Our progress is slow. Weekdays when my daughter and I are both free (she stays with her dad on weekends) are relatively rare. Furthermore, she is fourteen, and a certain percentage of those days she just doesn't feel like hanging out with me. When we do hike, we have to park our car, hike a portion of the trail (usually 3-4 miles), take a break, and then turn around and hike the same miles back again. So we have actually walked about 40 miles of the C&O Canal path instead of 20. We are considering the possibility of arranging a multi-day backpacking trip, in which somebody could drop us off at one point on the trail and pick us up substantially farther on, eliminating the need to backtrack. We've seen at least one set of campsites along the towpath so far, and it seems that you can reserve the lockhouses to sleep in as well. A lovely idea, but requiring us to find multiple days in a row that we can spend together. Maybe in the summer.
Dec. 29, a cloudy, chilly but not cold day, was our second shot at the Swains Lock to Pennyfield Lock leg. (Incidentally, we also did Great Falls to Swains Lock twice, because I got confused and forgot we had already done it. So lets revise that total mileage now to about 47 miles.) The first time we started walking it, back at the end of August, I was ecstatic about everything I was seeing in the water: the trailing weeds and bright green algal mats forming channels and caverns in the streambed, with tiny fish darting in and out. Beautiful. I was practically dancing. My daughter, on the other hand, stalked ahead, mysteriously upset. I figured she was annoyed with me because I was walking too slow and being embarrassingly effusive and she is fourteen. As it turned out, however, she was in the midst of an internal crisis that eventually pulled us off the trail that day and inspired an autumn of soul-searching and growth for her. I wasn't sure if she'd want to return to the scene of her former meltdown, but actually she proved eager to do so. Striding the same stretch of ground with confidence, demonstrating her resilience, brought her around full circle to a place where she can continue on the path with a light heart. She is a tough cookie, and I mean that in the best possible way.

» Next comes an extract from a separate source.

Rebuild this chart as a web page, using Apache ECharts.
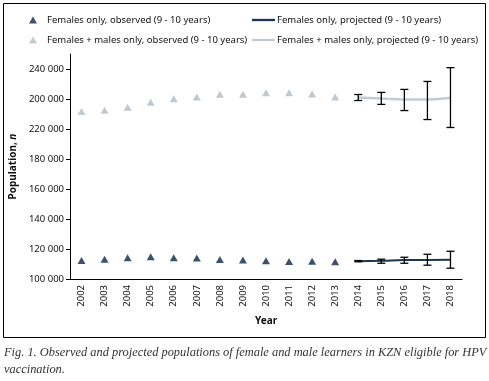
<!DOCTYPE html>
<html>
<head>
<meta charset="utf-8">
<script src="https://cdn.jsdelivr.net/npm/echarts@6/dist/echarts.min.js"></script>
<style>
  html, body { margin: 0; padding: 0; background: #fff; }
  #chart { width: 489px; height: 381px; }
</style>
</head>
<body>
<div id="chart"></div>
<script>
const years = ["2002", "2003", "2004", "2005", "2006", "2007", "2008", "2009", "2010",
  "2011", "2012", "2013", "2014", "2015", "2016", "2017", "2018"];

// observed 2002-2013
const femalesObserved = [112300, 113200, 114100, 114800, 114100, 114000, 113000, 112700,
  112100, 111700, 111900, 111500];
const totalObserved = [211700, 212500, 214500, 217900, 220100, 221400, 223200, 223200,
  224100, 224100, 223400, 221400];

// projected 2014-2018 with error ranges
const femalesProjected = [111900, 112200, 112600, 112700, 112900];
const femalesLow = [111500, 110500, 110500, 109200, 107200];
const femalesHigh = [112300, 113200, 114500, 116500, 118500];
const totalProjected = [221000, 220300, 219700, 219700, 220800];
const totalLow = [219000, 216400, 212300, 206300, 201000];
const totalHigh = [223000, 224400, 226400, 231700, 240900];

const yTicks = [100000, 120000, 140000, 160000, 180000, 200000, 220000, 240000];
const yTickLabels = ["100 000", "120 000", "140 000", "160 000", "180 000", "220 000", "200 000", "240 000"];

const names = {
  fObs: "Females only, observed (9 - 10 years)",
  tObs: "Females + males only, observed (9 - 10 years)",
  fProj: "Females only, projected (9 - 10 years)",
  tProj: "Females + males only, projected (9 - 10 years)",
};

const offset = femalesObserved.length;
const pad = (arr) => new Array(offset).fill(null).concat(arr);
const errData = (low, high) => low.map((v, i) => [offset + i, v, high[i]]);

function renderError(params, api) {
  const x = api.value(0);
  const lo = api.coord([x, api.value(1)]);
  const hi = api.coord([x, api.value(2)]);
  const w = 4;
  const style = { stroke: "#000", lineWidth: 1.3 };
  return {
    type: "group",
    children: [
      { type: "line", shape: { x1: lo[0], y1: lo[1], x2: hi[0], y2: hi[1] }, style },
      { type: "line", shape: { x1: lo[0] - w, y1: lo[1], x2: lo[0] + w, y2: lo[1] }, style },
      { type: "line", shape: { x1: hi[0] - w, y1: hi[1], x2: hi[0] + w, y2: hi[1] }, style },
    ],
  };
}

const chart = echarts.init(document.getElementById("chart"));
const font = "Noto Sans";
const lineIcon = "path://M0,0H24V2.4H0Z";

const option = {
  animation: false,
  backgroundColor: "#fff",
  textStyle: { fontFamily: font },
  graphic: [
    {
      type: "rect",
      shape: { x: 3.5, y: 3.5, width: 482, height: 334 },
      style: { fill: "none", stroke: "#000", lineWidth: 1 },
    },
    {
      type: "text",
      left: 4,
      top: 344,
      style: {
        text: "Fig. 1. Observed and projected populations of female and male learners in KZN eligible for HPV\nvaccination.",
        font: "italic 12.4px 'Liberation Serif'",
        fill: "#333",
        lineHeight: 17,
      },
    },
  ],
  legend: [
    {
      orient: "vertical",
      left: 24,
      top: 10,
      itemGap: 10,
      itemWidth: 8,
      itemHeight: 7,
      textStyle: { fontFamily: font, fontSize: 9.5, color: "#111", padding: [0, 0, 0, 5] },
      data: [{ name: names.fObs, icon: "triangle" }, { name: names.tObs, icon: "triangle" }],
    },
    {
      orient: "vertical",
      left: 247,
      top: 10,
      itemGap: 10,
      itemWidth: 23,
      itemHeight: 7,
      textStyle: { fontFamily: font, fontSize: 9.5, color: "#111", padding: [0, 0, 0, -3] },
      data: [{ name: names.fProj, icon: lineIcon }, { name: names.tProj, icon: lineIcon }],
    },
  ],
  grid: { left: 68, right: 27, top: 54, bottom: 102 },
  xAxis: {
    type: "category",
    data: years,
    boundaryGap: true,
    name: "Year",
    nameLocation: "middle",
    nameGap: 37,
    nameTextStyle: { fontFamily: font, fontSize: 10, fontWeight: "bold", color: "#111" },
    axisLine: { lineStyle: { color: "#000", width: 1 } },
    axisTick: { length: 5, lineStyle: { color: "#000" } },
    axisLabel: { rotate: 90, fontSize: 9.5, color: "#111", margin: 6 },
    splitLine: { show: false },
  },
  yAxis: {
    type: "value",
    min: 100000,
    max: 250000,
    interval: 10000,
    name: "{b|Population, }{i|n}",
    nameLocation: "middle",
    nameGap: 52,
    nameRotate: 90,
    nameTextStyle: {
      rich: {
        b: { fontFamily: font, fontSize: 10, fontWeight: "bold", color: "#111" },
        i: { fontFamily: font, fontSize: 10, fontWeight: "bold", fontStyle: "italic", color: "#111" },
      },
    },
    axisLine: { show: true, lineStyle: { color: "#000", width: 1 } },
    axisTick: { show: true, length: 4, customValues: yTicks, lineStyle: { color: "#000" } },
    axisLabel: {
      fontSize: 9.5,
      color: "#111",
      margin: 6,
      customValues: yTicks,
      formatter: (v) => yTickLabels[yTicks.indexOf(v)] || "",
    },
    splitLine: { show: false },
  },
  series: [
    {
      name: names.tObs,
      type: "scatter",
      symbol: "triangle",
      symbolSize: [8, 7],
      itemStyle: { color: "#aebbc6" },
      data: totalObserved,
    },
    {
      name: names.fObs,
      type: "scatter",
      symbol: "triangle",
      symbolSize: [8, 7],
      itemStyle: { color: "#0b2747" },
      data: femalesObserved,
    },
    {
      name: names.tProj,
      type: "line",
      smooth: true,
      symbol: "none",
      lineStyle: { color: "#c3ccd4", width: 2.5 },
      itemStyle: { color: "#c3ccd4" },
      data: pad(totalProjected),
    },
    {
      name: names.fProj,
      type: "line",
      smooth: true,
      symbol: "none",
      lineStyle: { color: "#1c3550", width: 2 },
      itemStyle: { color: "#1c3550" },
      data: pad(femalesProjected),
    },
    {
      type: "custom",
      renderItem: renderError,
      encode: { x: 0, y: [1, 2] },
      data: errData(totalLow, totalHigh),
      z: 5,
    },
    {
      type: "custom",
      renderItem: renderError,
      encode: { x: 0, y: [1, 2] },
      data: errData(femalesLow, femalesHigh),
      z: 5,
    },
  ],
};

chart.setOption(option);
</script>
</body>
</html>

So, Dec. 29. The weeds and algae were withered, the fish invisible. Muddy brown water met leafless trees and gray skies. And we were happier. We spent some quality time with a blue heron (there are always herons) and got a few semi-decent photos. A kingfisher swept by repeatedly as we were eating our nuts and dried fruit at Pennyfield Lock. And everything that had been knocked off-kilter before, we made right.